◆ Provided data ◆
begin

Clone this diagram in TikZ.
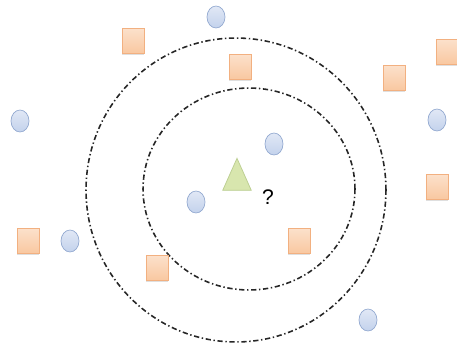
\documentclass[tikz,border=0pt]{standalone}
\usepackage{fontspec}
\setmainfont{Liberation Sans}
\usetikzlibrary{shapes.geometric, shadows}
\definecolor{sqfill}{HTML}{F9C7A0}
\definecolor{sqedge}{HTML}{F2B080}
\definecolor{cifill}{HTML}{C3D2EC}
\definecolor{ciedge}{HTML}{93A9D0}
\definecolor{trfill}{HTML}{D8E6AE}
\definecolor{tredge}{HTML}{B9CC8E}
\begin{document}
\begin{tikzpicture}[x=0.02cm,y=-0.02cm,font=\large,
  sq/.style={draw=sqedge,line width=0.4pt,top color=sqfill!55,bottom color=sqfill,minimum width=0.44cm,minimum height=0.5cm,inner sep=0pt,drop shadow={shadow xshift=0.2pt,shadow yshift=-0.8pt,opacity=0.25}},
  ci/.style={draw=ciedge,line width=0.4pt,ellipse,top color=cifill!50,bottom color=cifill,minimum width=0.36cm,minimum height=0.44cm,inner sep=0pt},
  tr/.style={draw=tredge,isosceles triangle,shape border rotate=90,isosceles triangle apex angle=48,fill=trfill,minimum height=0.64cm,inner sep=0pt},
  ring/.style={draw=black!85,line width=0.9pt,dash pattern=on 3pt off 1.5pt on 0.8pt off 1.5pt}]
  \useasboundingbox (0,0) rectangle (457,349);
  % circles round the unknown point
  \node[ring,ellipse,minimum width=6cm,minimum height=6.08cm](outer) at (236,190){};
  \node[ring,ellipse,minimum width=4.24cm,minimum height=4.04cm](inner) at (249,189){};
  % class A (squares)
  \foreach \n/\x/\y in {s1/133/41,s2/240/67,s3/394/78,s4/447/52,s5/437/187,s6/299/241,s7/157/268,s8/28/241}
    \node[sq](\n) at (\x,\y){};
  % class B (circles)
  \foreach \n/\x/\y in {c1/216/17,c2/20/121,c3/274/144,c4/437/120,c5/196/202,c6/70/241,c7/368/320}
    \node[ci](\n) at (\x,\y){};
  \node[tr](q) at (237,181){};
  \node[inner sep=0pt](qm) at (268,197){?};
\end{tikzpicture}
\end{document}
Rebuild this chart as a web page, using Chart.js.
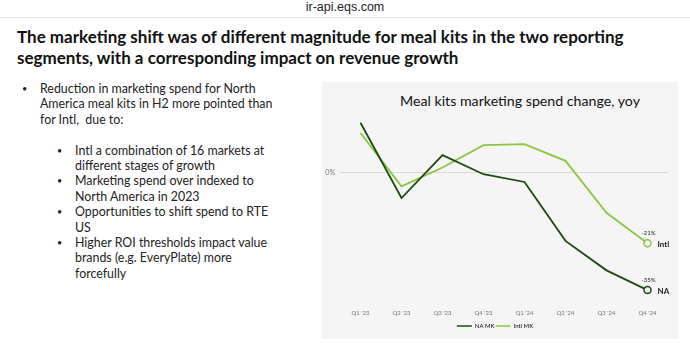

end

Make a verbatim copy of all the entries and strip out the pictures.

◆ The reply ◆
Clone this diagram in TikZ.
\documentclass[tikz,border=0pt]{standalone}
\usepackage{fontspec}
\setmainfont{Liberation Sans}
\usetikzlibrary{shapes.geometric, shadows}
\definecolor{sqfill}{HTML}{F9C7A0}
\definecolor{sqedge}{HTML}{F2B080}
\definecolor{cifill}{HTML}{C3D2EC}
\definecolor{ciedge}{HTML}{93A9D0}
\definecolor{trfill}{HTML}{D8E6AE}
\definecolor{tredge}{HTML}{B9CC8E}
\begin{document}
\begin{tikzpicture}[x=0.02cm,y=-0.02cm,font=\large,
  sq/.style={draw=sqedge,line width=0.4pt,top color=sqfill!55,bottom color=sqfill,minimum width=0.44cm,minimum height=0.5cm,inner sep=0pt,drop shadow={shadow xshift=0.2pt,shadow yshift=-0.8pt,opacity=0.25}},
  ci/.style={draw=ciedge,line width=0.4pt,ellipse,top color=cifill!50,bottom color=cifill,minimum width=0.36cm,minimum height=0.44cm,inner sep=0pt},
  tr/.style={draw=tredge,isosceles triangle,shape border rotate=90,isosceles triangle apex angle=48,fill=trfill,minimum height=0.64cm,inner sep=0pt},
  ring/.style={draw=black!85,line width=0.9pt,dash pattern=on 3pt off 1.5pt on 0.8pt off 1.5pt}]
  \useasboundingbox (0,0) rectangle (457,349);
  % circles round the unknown point
  \node[ring,ellipse,minimum width=6cm,minimum height=6.08cm](outer) at (236,190){};
  \node[ring,ellipse,minimum width=4.24cm,minimum height=4.04cm](inner) at (249,189){};
  % class A (squares)
  \foreach \n/\x/\y in {s1/133/41,s2/240/67,s3/394/78,s4/447/52,s5/437/187,s6/299/241,s7/157/268,s8/28/241}
    \node[sq](\n) at (\x,\y){};
  % class B (circles)
  \foreach \n/\x/\y in {c1/216/17,c2/20/121,c3/274/144,c4/437/120,c5/196/202,c6/70/241,c7/368/320}
    \node[ci](\n) at (\x,\y){};
  \node[tr](q) at (237,181){};
  \node[inner sep=0pt](qm) at (268,197){?};
\end{tikzpicture}
\end{document}
Rebuild this chart as a web page, using Chart.js.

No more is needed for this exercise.